Dubai: The UAE At this point, resilient to the drop in oil prices, given a relatively diversified economy, excellent infrastructure, a more transparent and better regulated banking system, political stability, and ample foreign assets, said Garbis Iradian, Deputy Director of IIF.
The IIF expects monetary and fiscal policies to remain broadly accommodative. The consolidated fiscal balance is projected to remain in small surplus through 2016 given the UAE’s relatively low fiscal break even price of $74/bbl and external current account break even price of about $60/bbl in 2014.
The recent sharp increase in the power and water tariffs are expected to lower current public spending, while the real non-hydrocarbon GDP growth would remain strong at 4.8 per cent in 2015. The relatively low fiscal and external current account break-even prices of oil and ample foreign assets will enable the UAE to maintain its high level of spending on infrastructure and major projects and this will support growth in credit by banks.
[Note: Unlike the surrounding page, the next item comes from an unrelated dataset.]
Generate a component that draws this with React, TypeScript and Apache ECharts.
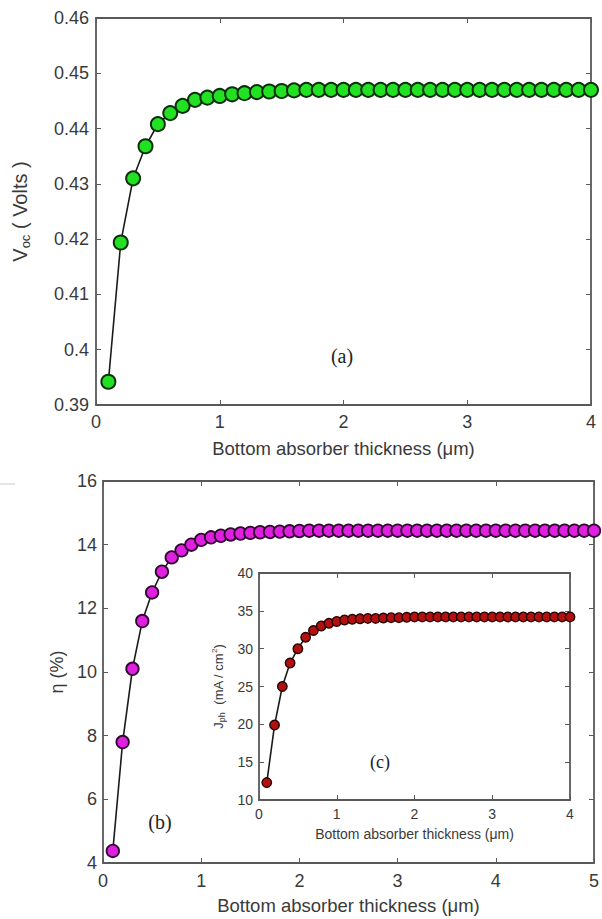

About $700 billion worth of infrastructure projects are expected to be implemented over the next 15 years.
Abu Dhabi is expected to continue to make significant investment in the oil and gas industries. The completion of major projects (including Dubai Metro and Al-Maktoum International airport in Jebel Ali) and the preparations to host the World Expo 2020 should keep growth in Dubai around 5 per cent in the coming years.
The UAE banks are amply capitalised, liquid, provisioned and with stable profits, reflecting prudent regulation by the central bank in recent years. The dollar peg is fairly secure. Unlike in 2009, there does not appear to have been any withdrawal of deposits from foreign institutions.